EXERCISE DESCRIPTION: Reproduce the full listing below unchanged, apart from the pictures.
··· SUPPLIED DATA ···
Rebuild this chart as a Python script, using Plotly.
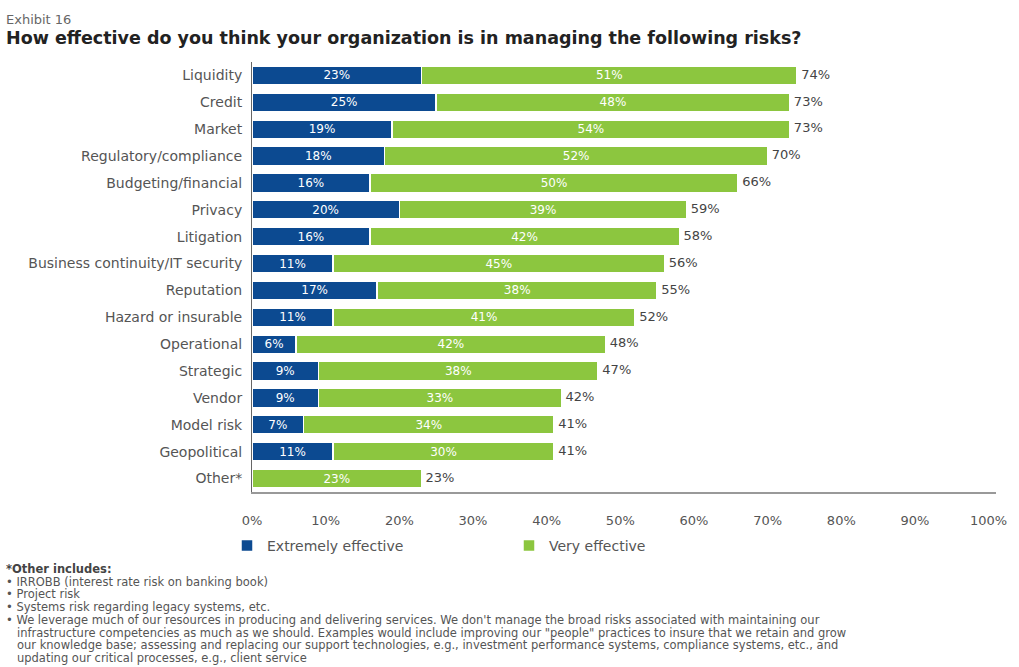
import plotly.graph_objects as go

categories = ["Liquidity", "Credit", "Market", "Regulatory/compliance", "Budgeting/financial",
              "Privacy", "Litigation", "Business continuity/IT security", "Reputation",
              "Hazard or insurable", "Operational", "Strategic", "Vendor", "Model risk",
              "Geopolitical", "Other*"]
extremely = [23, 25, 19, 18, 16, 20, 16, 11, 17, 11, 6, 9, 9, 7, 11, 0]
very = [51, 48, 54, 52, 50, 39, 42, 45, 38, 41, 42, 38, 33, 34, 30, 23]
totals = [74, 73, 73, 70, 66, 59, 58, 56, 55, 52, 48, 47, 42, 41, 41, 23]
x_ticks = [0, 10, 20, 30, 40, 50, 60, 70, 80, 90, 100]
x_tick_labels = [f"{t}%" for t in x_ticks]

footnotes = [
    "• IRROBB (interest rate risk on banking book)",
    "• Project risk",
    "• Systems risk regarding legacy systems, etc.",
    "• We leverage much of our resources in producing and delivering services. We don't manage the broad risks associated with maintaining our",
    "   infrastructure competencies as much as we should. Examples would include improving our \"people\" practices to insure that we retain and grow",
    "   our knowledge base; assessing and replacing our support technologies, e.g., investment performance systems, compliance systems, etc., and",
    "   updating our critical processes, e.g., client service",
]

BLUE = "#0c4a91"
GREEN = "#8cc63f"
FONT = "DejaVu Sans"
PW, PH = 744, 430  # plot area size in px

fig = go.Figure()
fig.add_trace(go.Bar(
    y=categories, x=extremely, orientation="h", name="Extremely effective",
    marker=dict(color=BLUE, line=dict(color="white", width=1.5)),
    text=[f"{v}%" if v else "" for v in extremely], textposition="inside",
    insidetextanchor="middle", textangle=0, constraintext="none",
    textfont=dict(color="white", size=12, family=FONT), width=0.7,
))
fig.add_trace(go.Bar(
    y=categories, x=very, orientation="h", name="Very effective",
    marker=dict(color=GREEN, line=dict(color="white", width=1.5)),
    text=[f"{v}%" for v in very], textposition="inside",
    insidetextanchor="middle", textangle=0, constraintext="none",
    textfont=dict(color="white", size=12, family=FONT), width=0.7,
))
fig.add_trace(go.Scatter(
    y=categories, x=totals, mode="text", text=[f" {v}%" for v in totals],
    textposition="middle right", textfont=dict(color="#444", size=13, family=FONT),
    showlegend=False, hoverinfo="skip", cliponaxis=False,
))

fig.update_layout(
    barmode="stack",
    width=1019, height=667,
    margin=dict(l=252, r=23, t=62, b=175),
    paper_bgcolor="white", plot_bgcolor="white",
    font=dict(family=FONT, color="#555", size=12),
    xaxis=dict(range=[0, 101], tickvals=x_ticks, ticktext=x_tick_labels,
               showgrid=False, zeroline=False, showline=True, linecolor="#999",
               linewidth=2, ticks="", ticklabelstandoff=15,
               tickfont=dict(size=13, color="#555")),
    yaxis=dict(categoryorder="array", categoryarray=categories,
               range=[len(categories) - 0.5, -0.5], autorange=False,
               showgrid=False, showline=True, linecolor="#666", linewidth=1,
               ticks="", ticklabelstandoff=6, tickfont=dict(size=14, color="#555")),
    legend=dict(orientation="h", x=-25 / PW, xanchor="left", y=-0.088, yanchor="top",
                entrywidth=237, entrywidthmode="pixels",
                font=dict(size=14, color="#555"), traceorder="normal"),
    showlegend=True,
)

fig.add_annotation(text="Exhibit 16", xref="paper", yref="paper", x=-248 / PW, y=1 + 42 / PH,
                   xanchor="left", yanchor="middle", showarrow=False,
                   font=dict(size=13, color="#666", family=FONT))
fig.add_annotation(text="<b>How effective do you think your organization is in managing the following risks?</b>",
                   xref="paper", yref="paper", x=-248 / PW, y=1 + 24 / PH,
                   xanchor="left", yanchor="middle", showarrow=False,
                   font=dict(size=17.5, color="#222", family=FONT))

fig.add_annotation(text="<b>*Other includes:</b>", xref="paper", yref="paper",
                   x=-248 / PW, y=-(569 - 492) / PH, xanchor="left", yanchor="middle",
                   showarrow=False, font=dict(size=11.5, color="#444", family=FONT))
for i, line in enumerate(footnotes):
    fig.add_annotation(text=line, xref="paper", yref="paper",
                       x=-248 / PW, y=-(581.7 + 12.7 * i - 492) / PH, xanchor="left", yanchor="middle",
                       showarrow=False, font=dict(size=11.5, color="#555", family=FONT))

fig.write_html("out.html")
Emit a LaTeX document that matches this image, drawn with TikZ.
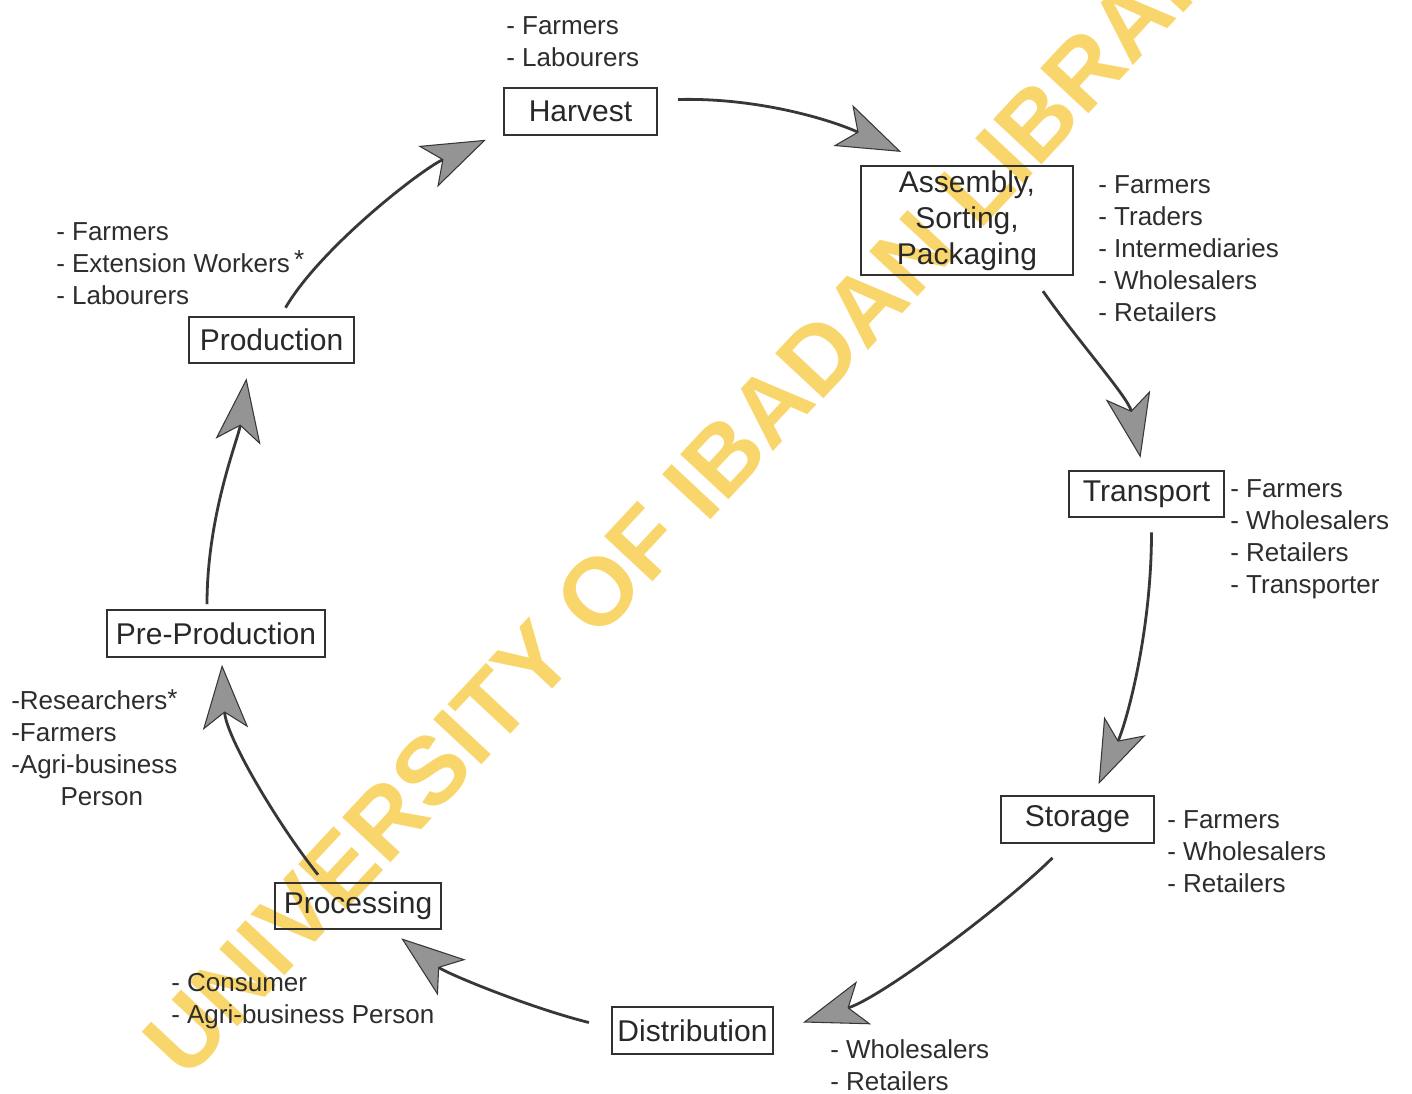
···
CORRECT ANSWER:
Rebuild this chart as a Python script, using Plotly.
import plotly.graph_objects as go

categories = ["Liquidity", "Credit", "Market", "Regulatory/compliance", "Budgeting/financial",
              "Privacy", "Litigation", "Business continuity/IT security", "Reputation",
              "Hazard or insurable", "Operational", "Strategic", "Vendor", "Model risk",
              "Geopolitical", "Other*"]
extremely = [23, 25, 19, 18, 16, 20, 16, 11, 17, 11, 6, 9, 9, 7, 11, 0]
very = [51, 48, 54, 52, 50, 39, 42, 45, 38, 41, 42, 38, 33, 34, 30, 23]
totals = [74, 73, 73, 70, 66, 59, 58, 56, 55, 52, 48, 47, 42, 41, 41, 23]
x_ticks = [0, 10, 20, 30, 40, 50, 60, 70, 80, 90, 100]
x_tick_labels = [f"{t}%" for t in x_ticks]

footnotes = [
    "• IRROBB (interest rate risk on banking book)",
    "• Project risk",
    "• Systems risk regarding legacy systems, etc.",
    "• We leverage much of our resources in producing and delivering services. We don't manage the broad risks associated with maintaining our",
    "   infrastructure competencies as much as we should. Examples would include improving our \"people\" practices to insure that we retain and grow",
    "   our knowledge base; assessing and replacing our support technologies, e.g., investment performance systems, compliance systems, etc., and",
    "   updating our critical processes, e.g., client service",
]

BLUE = "#0c4a91"
GREEN = "#8cc63f"
FONT = "DejaVu Sans"
PW, PH = 744, 430  # plot area size in px

fig = go.Figure()
fig.add_trace(go.Bar(
    y=categories, x=extremely, orientation="h", name="Extremely effective",
    marker=dict(color=BLUE, line=dict(color="white", width=1.5)),
    text=[f"{v}%" if v else "" for v in extremely], textposition="inside",
    insidetextanchor="middle", textangle=0, constraintext="none",
    textfont=dict(color="white", size=12, family=FONT), width=0.7,
))
fig.add_trace(go.Bar(
    y=categories, x=very, orientation="h", name="Very effective",
    marker=dict(color=GREEN, line=dict(color="white", width=1.5)),
    text=[f"{v}%" for v in very], textposition="inside",
    insidetextanchor="middle", textangle=0, constraintext="none",
    textfont=dict(color="white", size=12, family=FONT), width=0.7,
))
fig.add_trace(go.Scatter(
    y=categories, x=totals, mode="text", text=[f" {v}%" for v in totals],
    textposition="middle right", textfont=dict(color="#444", size=13, family=FONT),
    showlegend=False, hoverinfo="skip", cliponaxis=False,
))

fig.update_layout(
    barmode="stack",
    width=1019, height=667,
    margin=dict(l=252, r=23, t=62, b=175),
    paper_bgcolor="white", plot_bgcolor="white",
    font=dict(family=FONT, color="#555", size=12),
    xaxis=dict(range=[0, 101], tickvals=x_ticks, ticktext=x_tick_labels,
               showgrid=False, zeroline=False, showline=True, linecolor="#999",
               linewidth=2, ticks="", ticklabelstandoff=15,
               tickfont=dict(size=13, color="#555")),
    yaxis=dict(categoryorder="array", categoryarray=categories,
               range=[len(categories) - 0.5, -0.5], autorange=False,
               showgrid=False, showline=True, linecolor="#666", linewidth=1,
               ticks="", ticklabelstandoff=6, tickfont=dict(size=14, color="#555")),
    legend=dict(orientation="h", x=-25 / PW, xanchor="left", y=-0.088, yanchor="top",
                entrywidth=237, entrywidthmode="pixels",
                font=dict(size=14, color="#555"), traceorder="normal"),
    showlegend=True,
)

fig.add_annotation(text="Exhibit 16", xref="paper", yref="paper", x=-248 / PW, y=1 + 42 / PH,
                   xanchor="left", yanchor="middle", showarrow=False,
                   font=dict(size=13, color="#666", family=FONT))
fig.add_annotation(text="<b>How effective do you think your organization is in managing the following risks?</b>",
                   xref="paper", yref="paper", x=-248 / PW, y=1 + 24 / PH,
                   xanchor="left", yanchor="middle", showarrow=False,
                   font=dict(size=17.5, color="#222", family=FONT))

fig.add_annotation(text="<b>*Other includes:</b>", xref="paper", yref="paper",
                   x=-248 / PW, y=-(569 - 492) / PH, xanchor="left", yanchor="middle",
                   showarrow=False, font=dict(size=11.5, color="#444", family=FONT))
for i, line in enumerate(footnotes):
    fig.add_annotation(text=line, xref="paper", yref="paper",
                       x=-248 / PW, y=-(581.7 + 12.7 * i - 492) / PH, xanchor="left", yanchor="middle",
                       showarrow=False, font=dict(size=11.5, color="#555", family=FONT))

fig.write_html("out.html")
Emit a LaTeX document that matches this image, drawn with TikZ.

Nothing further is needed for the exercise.